▶ _Material for this task_:
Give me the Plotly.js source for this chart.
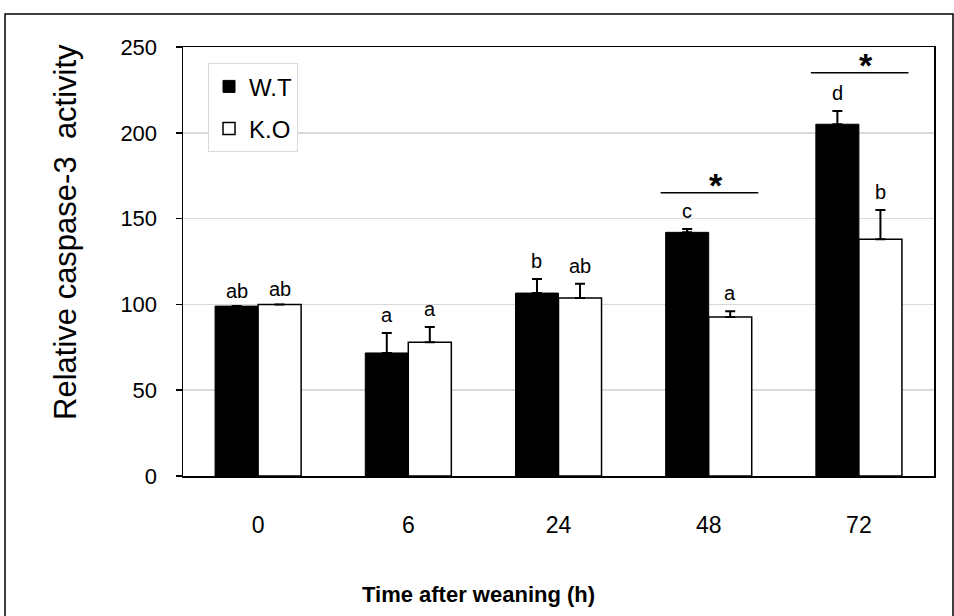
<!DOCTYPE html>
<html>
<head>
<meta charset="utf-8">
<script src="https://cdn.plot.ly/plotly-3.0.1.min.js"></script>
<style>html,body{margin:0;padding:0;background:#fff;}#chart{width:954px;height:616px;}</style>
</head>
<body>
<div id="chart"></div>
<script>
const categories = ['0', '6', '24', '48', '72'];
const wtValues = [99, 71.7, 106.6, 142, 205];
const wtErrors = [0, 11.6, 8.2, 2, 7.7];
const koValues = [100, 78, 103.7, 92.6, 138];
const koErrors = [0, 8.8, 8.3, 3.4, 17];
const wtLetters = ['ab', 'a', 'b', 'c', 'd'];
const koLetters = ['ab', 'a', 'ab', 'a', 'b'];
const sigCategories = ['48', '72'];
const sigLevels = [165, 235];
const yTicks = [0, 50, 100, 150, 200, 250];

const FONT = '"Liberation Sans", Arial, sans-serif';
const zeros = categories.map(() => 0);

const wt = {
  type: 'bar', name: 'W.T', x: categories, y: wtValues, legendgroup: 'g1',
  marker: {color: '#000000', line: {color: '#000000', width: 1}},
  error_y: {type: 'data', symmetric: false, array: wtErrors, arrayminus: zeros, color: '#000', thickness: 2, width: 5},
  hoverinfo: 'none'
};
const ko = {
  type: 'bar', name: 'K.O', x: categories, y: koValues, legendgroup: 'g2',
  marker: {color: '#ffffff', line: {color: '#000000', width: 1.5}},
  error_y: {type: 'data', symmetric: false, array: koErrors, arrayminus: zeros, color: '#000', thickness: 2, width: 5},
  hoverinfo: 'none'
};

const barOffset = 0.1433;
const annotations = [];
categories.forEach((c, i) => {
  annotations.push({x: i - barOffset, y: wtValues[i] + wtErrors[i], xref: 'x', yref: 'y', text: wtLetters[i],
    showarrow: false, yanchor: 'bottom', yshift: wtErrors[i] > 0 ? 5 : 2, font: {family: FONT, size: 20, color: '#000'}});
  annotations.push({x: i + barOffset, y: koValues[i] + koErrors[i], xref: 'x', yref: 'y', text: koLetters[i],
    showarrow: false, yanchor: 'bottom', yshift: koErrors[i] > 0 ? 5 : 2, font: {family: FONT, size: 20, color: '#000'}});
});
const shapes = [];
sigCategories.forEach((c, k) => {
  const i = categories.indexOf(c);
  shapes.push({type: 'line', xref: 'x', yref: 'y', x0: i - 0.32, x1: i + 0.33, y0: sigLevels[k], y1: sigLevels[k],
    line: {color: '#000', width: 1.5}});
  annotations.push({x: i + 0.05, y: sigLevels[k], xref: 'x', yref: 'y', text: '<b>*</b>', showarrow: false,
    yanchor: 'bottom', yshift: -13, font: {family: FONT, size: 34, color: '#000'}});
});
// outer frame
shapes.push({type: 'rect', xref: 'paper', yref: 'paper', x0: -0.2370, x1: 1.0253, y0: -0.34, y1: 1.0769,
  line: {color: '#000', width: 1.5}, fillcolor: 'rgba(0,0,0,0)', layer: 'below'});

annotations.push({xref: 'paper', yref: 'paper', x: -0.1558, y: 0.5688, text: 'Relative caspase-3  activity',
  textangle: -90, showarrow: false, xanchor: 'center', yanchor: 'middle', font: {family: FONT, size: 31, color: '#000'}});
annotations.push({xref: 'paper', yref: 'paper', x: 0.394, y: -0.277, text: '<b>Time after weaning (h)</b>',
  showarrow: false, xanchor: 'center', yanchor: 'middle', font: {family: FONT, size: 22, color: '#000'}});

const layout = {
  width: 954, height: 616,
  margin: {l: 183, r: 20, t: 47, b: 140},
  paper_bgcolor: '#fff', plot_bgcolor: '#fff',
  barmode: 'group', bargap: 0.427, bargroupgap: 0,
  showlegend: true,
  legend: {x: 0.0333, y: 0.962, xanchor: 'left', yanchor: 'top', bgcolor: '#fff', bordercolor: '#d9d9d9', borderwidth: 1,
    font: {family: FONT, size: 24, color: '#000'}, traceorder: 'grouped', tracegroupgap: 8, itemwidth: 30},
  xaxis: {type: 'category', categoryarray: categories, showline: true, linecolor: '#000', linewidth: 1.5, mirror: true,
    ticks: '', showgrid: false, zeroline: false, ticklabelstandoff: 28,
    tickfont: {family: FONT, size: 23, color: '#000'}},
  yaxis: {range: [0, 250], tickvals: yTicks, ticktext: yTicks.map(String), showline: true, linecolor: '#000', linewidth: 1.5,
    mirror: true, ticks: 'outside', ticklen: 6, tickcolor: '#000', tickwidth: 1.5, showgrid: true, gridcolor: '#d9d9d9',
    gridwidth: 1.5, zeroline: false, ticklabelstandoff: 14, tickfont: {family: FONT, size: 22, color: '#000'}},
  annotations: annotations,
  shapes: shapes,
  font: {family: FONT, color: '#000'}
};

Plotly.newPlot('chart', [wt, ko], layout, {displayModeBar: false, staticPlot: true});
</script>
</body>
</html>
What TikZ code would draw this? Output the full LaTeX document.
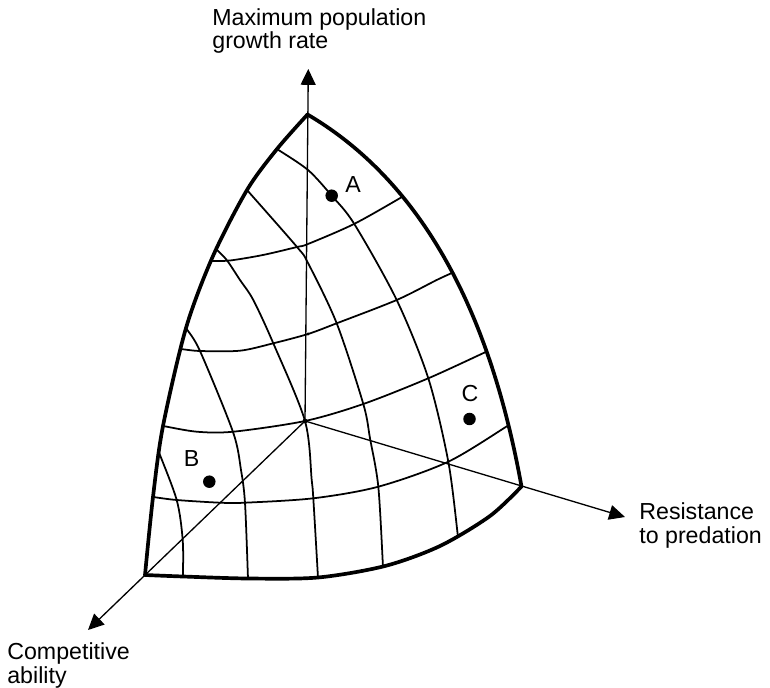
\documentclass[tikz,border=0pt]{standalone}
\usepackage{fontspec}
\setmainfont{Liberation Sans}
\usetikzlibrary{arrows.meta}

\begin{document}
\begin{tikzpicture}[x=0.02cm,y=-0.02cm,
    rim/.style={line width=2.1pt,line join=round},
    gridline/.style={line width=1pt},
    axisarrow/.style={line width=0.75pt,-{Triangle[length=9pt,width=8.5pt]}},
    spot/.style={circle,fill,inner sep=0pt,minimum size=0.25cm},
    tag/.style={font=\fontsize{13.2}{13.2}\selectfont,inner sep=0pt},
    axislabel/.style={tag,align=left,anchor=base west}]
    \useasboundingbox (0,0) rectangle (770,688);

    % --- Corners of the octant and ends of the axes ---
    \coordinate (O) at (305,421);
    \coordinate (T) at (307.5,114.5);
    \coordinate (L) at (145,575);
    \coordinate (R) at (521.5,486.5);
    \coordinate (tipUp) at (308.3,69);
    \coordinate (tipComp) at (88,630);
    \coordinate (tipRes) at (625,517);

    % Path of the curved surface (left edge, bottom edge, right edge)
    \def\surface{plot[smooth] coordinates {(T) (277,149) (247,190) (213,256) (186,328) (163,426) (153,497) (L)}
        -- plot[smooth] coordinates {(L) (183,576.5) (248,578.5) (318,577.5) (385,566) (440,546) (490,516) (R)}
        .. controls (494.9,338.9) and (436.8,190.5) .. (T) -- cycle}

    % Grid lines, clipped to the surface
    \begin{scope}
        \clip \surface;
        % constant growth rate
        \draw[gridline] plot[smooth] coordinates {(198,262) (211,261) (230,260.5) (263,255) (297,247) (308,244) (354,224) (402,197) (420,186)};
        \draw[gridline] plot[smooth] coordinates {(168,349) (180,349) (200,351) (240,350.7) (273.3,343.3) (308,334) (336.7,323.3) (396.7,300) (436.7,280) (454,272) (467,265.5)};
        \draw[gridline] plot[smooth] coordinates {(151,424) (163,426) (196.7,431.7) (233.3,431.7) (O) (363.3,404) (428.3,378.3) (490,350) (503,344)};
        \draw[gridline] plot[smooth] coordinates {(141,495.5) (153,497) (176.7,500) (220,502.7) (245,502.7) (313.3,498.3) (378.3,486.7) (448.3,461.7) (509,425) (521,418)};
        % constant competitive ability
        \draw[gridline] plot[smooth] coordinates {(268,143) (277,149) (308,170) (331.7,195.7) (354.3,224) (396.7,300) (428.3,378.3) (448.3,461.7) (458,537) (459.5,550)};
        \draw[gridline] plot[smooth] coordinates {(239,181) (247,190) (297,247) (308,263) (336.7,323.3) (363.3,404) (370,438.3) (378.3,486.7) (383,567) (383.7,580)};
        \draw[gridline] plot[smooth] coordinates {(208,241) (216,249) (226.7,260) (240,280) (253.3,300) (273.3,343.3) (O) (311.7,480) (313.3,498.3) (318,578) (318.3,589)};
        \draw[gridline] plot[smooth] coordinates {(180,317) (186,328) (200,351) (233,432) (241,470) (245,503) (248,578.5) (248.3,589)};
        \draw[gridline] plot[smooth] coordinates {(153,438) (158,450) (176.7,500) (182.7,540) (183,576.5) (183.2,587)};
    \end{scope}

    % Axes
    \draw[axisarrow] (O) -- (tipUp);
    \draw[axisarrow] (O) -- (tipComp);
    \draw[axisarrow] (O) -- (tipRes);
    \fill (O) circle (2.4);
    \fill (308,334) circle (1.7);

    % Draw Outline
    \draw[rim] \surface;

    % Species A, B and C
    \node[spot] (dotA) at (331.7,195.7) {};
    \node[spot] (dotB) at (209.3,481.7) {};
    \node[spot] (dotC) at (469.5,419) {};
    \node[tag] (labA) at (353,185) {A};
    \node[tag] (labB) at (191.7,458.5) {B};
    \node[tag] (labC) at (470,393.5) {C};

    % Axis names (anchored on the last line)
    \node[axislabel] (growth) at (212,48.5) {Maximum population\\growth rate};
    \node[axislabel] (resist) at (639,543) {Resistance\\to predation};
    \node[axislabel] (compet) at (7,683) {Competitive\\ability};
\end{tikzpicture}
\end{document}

* * *

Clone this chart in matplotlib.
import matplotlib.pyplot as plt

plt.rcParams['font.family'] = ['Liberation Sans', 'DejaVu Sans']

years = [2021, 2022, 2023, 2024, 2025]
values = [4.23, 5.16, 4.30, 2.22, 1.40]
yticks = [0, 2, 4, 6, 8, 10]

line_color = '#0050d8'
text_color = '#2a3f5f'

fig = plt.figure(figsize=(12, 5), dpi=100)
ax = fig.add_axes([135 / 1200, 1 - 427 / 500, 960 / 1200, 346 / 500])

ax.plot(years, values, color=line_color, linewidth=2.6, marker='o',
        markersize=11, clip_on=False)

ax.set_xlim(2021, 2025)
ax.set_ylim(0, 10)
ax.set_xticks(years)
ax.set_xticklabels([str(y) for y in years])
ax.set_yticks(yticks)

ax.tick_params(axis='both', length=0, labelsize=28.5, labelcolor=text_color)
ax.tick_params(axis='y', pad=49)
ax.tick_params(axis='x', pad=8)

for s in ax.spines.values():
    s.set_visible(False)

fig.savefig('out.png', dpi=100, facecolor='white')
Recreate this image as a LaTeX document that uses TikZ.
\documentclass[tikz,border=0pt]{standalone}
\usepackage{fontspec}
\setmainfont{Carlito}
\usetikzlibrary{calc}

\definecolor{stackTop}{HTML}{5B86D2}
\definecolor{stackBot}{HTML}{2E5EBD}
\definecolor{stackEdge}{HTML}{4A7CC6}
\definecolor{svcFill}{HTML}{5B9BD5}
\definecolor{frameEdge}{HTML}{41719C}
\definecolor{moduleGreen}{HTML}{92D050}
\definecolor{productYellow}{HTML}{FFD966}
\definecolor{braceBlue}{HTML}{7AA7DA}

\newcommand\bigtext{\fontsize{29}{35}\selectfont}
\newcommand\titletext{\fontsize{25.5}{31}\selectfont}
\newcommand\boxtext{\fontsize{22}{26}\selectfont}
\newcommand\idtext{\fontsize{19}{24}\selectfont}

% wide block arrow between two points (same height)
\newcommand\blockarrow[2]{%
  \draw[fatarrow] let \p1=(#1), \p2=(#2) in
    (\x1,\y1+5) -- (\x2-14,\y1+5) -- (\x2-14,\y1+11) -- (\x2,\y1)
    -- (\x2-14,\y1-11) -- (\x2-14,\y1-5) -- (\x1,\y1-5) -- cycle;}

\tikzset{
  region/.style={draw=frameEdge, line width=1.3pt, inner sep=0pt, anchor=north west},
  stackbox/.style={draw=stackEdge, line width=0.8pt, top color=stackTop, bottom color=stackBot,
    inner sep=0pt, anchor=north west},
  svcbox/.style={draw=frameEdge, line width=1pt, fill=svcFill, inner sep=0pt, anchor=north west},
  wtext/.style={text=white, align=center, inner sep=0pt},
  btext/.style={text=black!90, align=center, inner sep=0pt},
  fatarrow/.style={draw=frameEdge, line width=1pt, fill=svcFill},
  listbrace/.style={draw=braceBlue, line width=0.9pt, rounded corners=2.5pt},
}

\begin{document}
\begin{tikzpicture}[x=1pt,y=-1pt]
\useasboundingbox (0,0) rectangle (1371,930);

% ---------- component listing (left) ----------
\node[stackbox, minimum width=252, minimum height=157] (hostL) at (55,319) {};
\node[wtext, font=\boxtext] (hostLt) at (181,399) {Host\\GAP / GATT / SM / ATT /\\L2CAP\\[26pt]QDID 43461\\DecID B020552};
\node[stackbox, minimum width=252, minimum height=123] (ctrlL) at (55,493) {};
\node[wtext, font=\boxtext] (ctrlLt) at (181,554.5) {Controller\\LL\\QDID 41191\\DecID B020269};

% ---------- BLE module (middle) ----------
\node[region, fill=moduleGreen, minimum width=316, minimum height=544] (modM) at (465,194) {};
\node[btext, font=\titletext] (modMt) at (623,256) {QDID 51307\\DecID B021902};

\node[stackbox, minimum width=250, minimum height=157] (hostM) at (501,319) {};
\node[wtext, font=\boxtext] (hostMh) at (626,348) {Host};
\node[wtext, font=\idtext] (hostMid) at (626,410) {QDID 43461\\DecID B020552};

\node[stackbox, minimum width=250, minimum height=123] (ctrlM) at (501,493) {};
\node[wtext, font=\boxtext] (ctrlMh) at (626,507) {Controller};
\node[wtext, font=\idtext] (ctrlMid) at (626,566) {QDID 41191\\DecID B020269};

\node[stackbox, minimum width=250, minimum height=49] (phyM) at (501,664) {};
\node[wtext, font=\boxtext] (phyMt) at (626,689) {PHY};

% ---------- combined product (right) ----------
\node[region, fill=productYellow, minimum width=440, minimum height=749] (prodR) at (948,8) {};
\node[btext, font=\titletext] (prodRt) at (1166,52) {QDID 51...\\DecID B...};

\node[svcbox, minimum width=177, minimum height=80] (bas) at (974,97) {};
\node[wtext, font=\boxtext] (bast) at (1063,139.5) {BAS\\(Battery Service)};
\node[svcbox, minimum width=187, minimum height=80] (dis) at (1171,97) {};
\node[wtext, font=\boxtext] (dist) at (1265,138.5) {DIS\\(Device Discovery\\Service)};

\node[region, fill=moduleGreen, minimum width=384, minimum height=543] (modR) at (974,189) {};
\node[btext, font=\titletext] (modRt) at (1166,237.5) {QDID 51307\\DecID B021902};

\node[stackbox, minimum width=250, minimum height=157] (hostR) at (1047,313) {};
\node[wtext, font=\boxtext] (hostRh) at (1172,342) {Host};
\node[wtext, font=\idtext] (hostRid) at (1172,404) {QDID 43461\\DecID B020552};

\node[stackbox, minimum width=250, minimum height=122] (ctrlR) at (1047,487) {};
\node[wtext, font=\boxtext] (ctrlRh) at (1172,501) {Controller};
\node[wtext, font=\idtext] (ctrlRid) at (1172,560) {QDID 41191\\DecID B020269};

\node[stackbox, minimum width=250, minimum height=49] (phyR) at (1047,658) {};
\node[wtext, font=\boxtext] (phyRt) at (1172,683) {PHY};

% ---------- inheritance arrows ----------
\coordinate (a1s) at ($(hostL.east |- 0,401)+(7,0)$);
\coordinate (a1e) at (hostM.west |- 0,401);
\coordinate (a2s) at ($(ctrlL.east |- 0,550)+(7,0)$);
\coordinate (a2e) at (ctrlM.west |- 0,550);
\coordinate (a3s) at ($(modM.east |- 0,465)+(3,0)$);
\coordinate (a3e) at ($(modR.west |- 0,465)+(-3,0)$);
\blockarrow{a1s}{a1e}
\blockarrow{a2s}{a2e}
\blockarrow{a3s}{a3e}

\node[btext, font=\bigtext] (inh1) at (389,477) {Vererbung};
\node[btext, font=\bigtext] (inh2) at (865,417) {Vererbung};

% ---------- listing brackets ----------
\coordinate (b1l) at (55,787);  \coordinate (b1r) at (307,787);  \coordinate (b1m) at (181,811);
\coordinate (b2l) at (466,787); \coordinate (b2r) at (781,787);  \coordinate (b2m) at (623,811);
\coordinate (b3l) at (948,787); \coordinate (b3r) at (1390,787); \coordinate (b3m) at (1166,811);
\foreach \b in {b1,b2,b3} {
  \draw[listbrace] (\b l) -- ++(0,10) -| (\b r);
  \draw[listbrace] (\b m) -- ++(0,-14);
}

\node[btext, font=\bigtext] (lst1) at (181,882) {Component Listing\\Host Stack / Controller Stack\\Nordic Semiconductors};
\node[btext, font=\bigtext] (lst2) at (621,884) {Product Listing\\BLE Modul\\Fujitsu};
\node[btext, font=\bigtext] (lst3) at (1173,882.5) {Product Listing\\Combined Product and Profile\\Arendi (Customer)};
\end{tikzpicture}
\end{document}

▶ _Exercise_:
Start at the line above containing "Give me the Plotly.js source for this chart." and stop at the line containing "const zeros = categories.map(() => 0);": print those lines and everything between them exactly, but not the pictures.

▶ _The completed task_:
Give me the Plotly.js source for this chart.
<!DOCTYPE html>
<html>
<head>
<meta charset="utf-8">
<script src="https://cdn.plot.ly/plotly-3.0.1.min.js"></script>
<style>html,body{margin:0;padding:0;background:#fff;}#chart{width:954px;height:616px;}</style>
</head>
<body>
<div id="chart"></div>
<script>
const categories = ['0', '6', '24', '48', '72'];
const wtValues = [99, 71.7, 106.6, 142, 205];
const wtErrors = [0, 11.6, 8.2, 2, 7.7];
const koValues = [100, 78, 103.7, 92.6, 138];
const koErrors = [0, 8.8, 8.3, 3.4, 17];
const wtLetters = ['ab', 'a', 'b', 'c', 'd'];
const koLetters = ['ab', 'a', 'ab', 'a', 'b'];
const sigCategories = ['48', '72'];
const sigLevels = [165, 235];
const yTicks = [0, 50, 100, 150, 200, 250];

const FONT = '"Liberation Sans", Arial, sans-serif';
const zeros = categories.map(() => 0);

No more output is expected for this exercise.